Inference model Class for offline speaker diarization. This class handles required functionality for diarization : Speech Activity Detection, Segmentation, Extract Embeddings, Clustering, Resegmentation and Scoring. All the parameters are passed through config file

diarize(paths2audio_files: Optional[List[str]] = None, batch_size: int = 0): Diarize files provided through paths2audio_files or manifest file input: paths2audio_files (List[str]): list of paths to file containing audio file batch_size (int): batch_size considered for extraction of speaker embeddings and VAD computation

classmethod list_available_models()

Should list all pre-trained models available via NVIDIA NGC cloud. Note: There is no check that requires model names and aliases to be unique. In the case of a collision, whatever model (or alias) is listed first in the this returned list will be instantiated.

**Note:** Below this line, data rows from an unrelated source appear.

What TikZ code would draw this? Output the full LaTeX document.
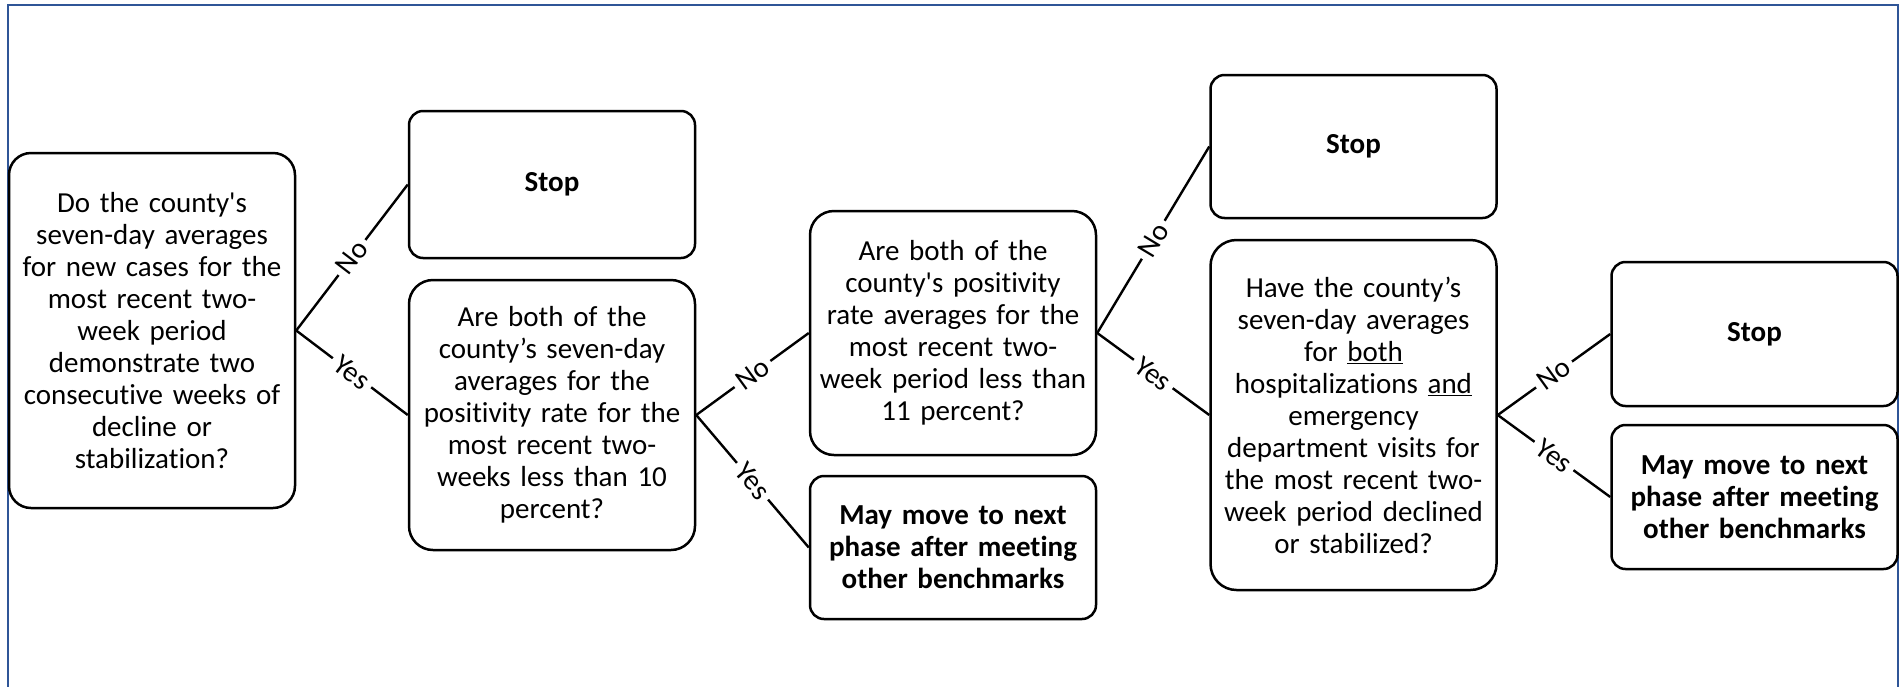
\documentclass[tikz,border=0pt]{standalone}
\usepackage{fontspec}
\setmainfont{Carlito}[Ligatures={TeX,NoCommon}]
\definecolor{frameblue}{HTML}{2F5597}
\begin{document}
\begin{tikzpicture}[x=1pt,y=-1pt,
  box/.style={draw=black, line width=2.5pt, rounded corners=#1, minimum width=286pt,
    text width=276pt, align=center, inner sep=0pt, font=\fontsize{29}{32}\selectfont},
  box/.default=24pt,
  lbl/.style={midway, sloped, fill=white, inner xsep=5pt, inner ysep=1pt,
    font=\fontsize{29}{32}\selectfont},
  conn/.style={line width=2.4pt},
  frame/.style={draw=frameblue, line width=1.8pt}]
\clip (0,0) rectangle (1902,686);
\draw[frame] (8,5) rectangle (1898,740);

\node[box=22pt, minimum height=355pt] (q1) at (152,330.5)
  {Do the county\textquotesingle s\\seven-day averages\\for new cases for the\\most recent two-\\week period\\demonstrate two\\consecutive weeks of\\decline or\\stabilization?};
\node[box=14pt, minimum height=147pt] (s1) at (552,184.5) {\textbf{Stop}};
\node[box=24pt, minimum height=270pt] (q2) at (552,415)
  {Are both of the\\county’s seven-day\\averages for the\\positivity rate for the\\most recent two-\\weeks less than 10\\percent?};
\node[box=24pt, minimum height=244pt] (q3) at (953,333)
  {Are both of the\\county\textquotesingle s positivity\\rate averages for the\\most recent two-\\week period less than\\11 percent?};
\node[box=14pt, minimum height=143pt] (m1) at (953,547.5)
  {\textbf{May move to next}\\\textbf{phase after meeting}\\\textbf{other benchmarks}};
\node[box=14pt, minimum height=143pt] (s2) at (1353.5,146.5) {\textbf{Stop}};
\node[box=26pt, minimum height=350pt] (q4) at (1353.5,415)
  {Have the county’s\\seven-day averages\\for \underline{both}\\hospitalizations \underline{and}\\emergency\\department visits for\\the most recent two-\\week period declined\\or stabilized?};
\node[box=14pt, minimum height=144pt] (s3) at (1754.5,334) {\textbf{Stop}};
\node[box=14pt, minimum height=144pt] (m3) at (1754.5,497)
  {\textbf{May move to next}\\\textbf{phase after meeting}\\\textbf{other benchmarks}};

\draw[conn] (q1.east) -- node[lbl]{No} (s1.west);
\draw[conn] (q1.east) -- node[lbl]{Yes} (q2.west);
\draw[conn] (q2.east) -- node[lbl]{No} (q3.west);
\draw[conn] (q2.east) -- node[lbl]{Yes} (m1.west);
\draw[conn] (q3.east) -- node[lbl]{No} (s2.west);
\draw[conn] (q3.east) -- node[lbl]{Yes} (q4.west);
\draw[conn] (q4.east) -- node[lbl]{No} (s3.west);
\draw[conn] (q4.east) -- node[lbl]{Yes} (m3.west);
\end{tikzpicture}
\end{document}
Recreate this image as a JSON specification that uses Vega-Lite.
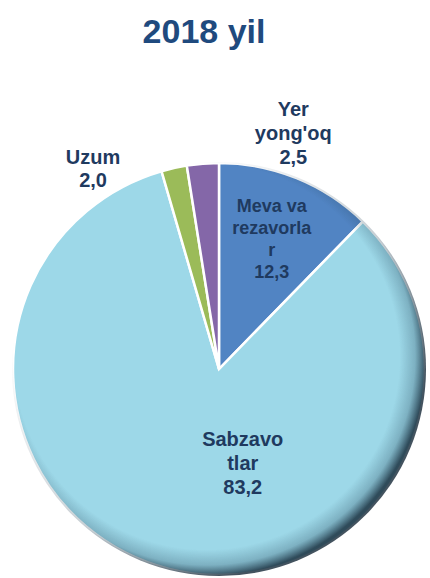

Returns: A list of PretrainedModelInfo entries

classmethod restore_from(restore_path: str, override_config_path: Optional[str] = None, map_location: Optional[torch.device] = None, strict: bool = False)

Restores model instance (weights and configuration) from a .nemo file

Parameters

restore_path – path to .nemo file from which model should be instantiated
override_config_path – path to a yaml config that will override the internal config file or an OmegaConf / DictConfig object representing the model config.
map_location – Optional torch.device() to map the instantiated model to a device. By default (None), it will select a GPU if available, falling back to CPU otherwise.
strict – Passed to load_state_dict. By default True
return_config – If set to true, will return just the underlying config of the restored model as an OmegaConf DictConfig object without instantiating the model.
trainer – An optional Trainer object, passed to the model constructor.
save_restore_connector – An optional SaveRestoreConnector object that defines the implementation of the restore_from() method.

save_to(save_path: str)

Saves model instance (weights and configuration) into EFF archive or .: You can use “restore_from” method to fully restore instance from .nemo file.
.nemo file is an archive (tar.gz) with the following:: model_config.yaml - model configuration in .yaml format. You can deserialize this into cfg argument for model’s constructor model_wights.chpt - model checkpoint

Parameters: save_path – Path to .nemo file where model instance should be saved

class nemo.collections.asr.models.EncDecDiarLabelModel(*args: Any, **kwargs: Any)

Bases: nemo.core.classes.modelPT.ModelPT, nemo.collections.asr.models.asr_model.ExportableEncDecModel

Encoder decoder class for multiscale diarization decoder (MSDD). Model class creates training, validation methods for setting up data performing model forward pass.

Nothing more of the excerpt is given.